New evidence has surfaced in the second-degree murder trial of Surrey man Tejwant Danjou, in the form of a video which was not initially disclosed by RCMP.
The video, filmed by Danjou, claims to show his common-law partner Rama Gauravarapu flirting with another man while the two were on a flight to Las Vegas in May 2018 — just three months before he is alleged to have murdered her in a West Kelowna hotel room.
However, what Danjou claims the video contains, may not be what it shows.
On Tuesday, June 2, forensic psychiatrist Dr. Todd Tomita testified Danjou had shown him the video in their six-hour interview at Okanagan Correctional Centre.
Danjou claimed to Tomita that Gauravarapu had “hiked up her dress” while on the plane, allowing the man in the seat next to her to “flirt and fondle her.”
“I took it as nothing, but he said a man sitting next to him fondled her leg,” Tomita said of the video.
According to Danjou’s defence lawyer, Donna Turko, the content of the video is important in determining whether Danjou had delusions regarding Gauravarapu’s infidelity or if it progressed to hallucinations.
“Hallucination then makes the disassociation more in the realm of completely-out-of-touch,” she said.
Another aspect of discomfort, said Turko, is what else the RCMP may not have disclosed.
“This is a video in the time period relevant. They’ve disclosed hundreds of pieces of evidence. Why would this have gotten missed?” Turko said.
Turko suggested maybe the police need to go back and look through the material to see if anything else had been missed.
“It could go against me — it could help me — but I think it is my duty to make sure all the material that should be disclosed, is disclosed,” she said.
B.C. Supreme Court Judge Allison Beames asked why the defence only recently requested the video, seeing as it had come up numerous times through the proceedings.
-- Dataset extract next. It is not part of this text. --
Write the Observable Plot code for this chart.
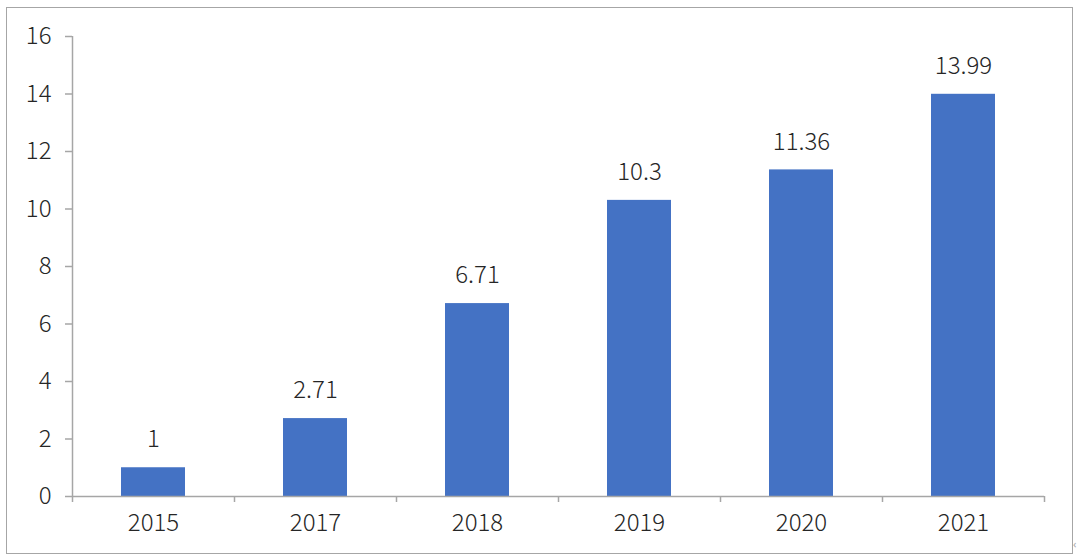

Turko claimed it is not her responsibility to request such items, rather it is the responsibility of the RCMP and the Crown to disclose them.
The Crown said it had also not received the video initially and would have disclosed it if it had. A 1991 Supreme Court of Canada decision, R. v Stinchcombe, found the Crown has the duty to provide the defence with all evidence that could possibly be relevant to the case, even if the Crown itself doesn’t plan on calling that evidence.
“We take our Stinchcombe obligation very seriously,” said Crown counsel Michael Lefebure.
Turko requested an adjournment until Friday morning, so she could review the file with Dr. Tomita. Judge Beames granted that adjournment.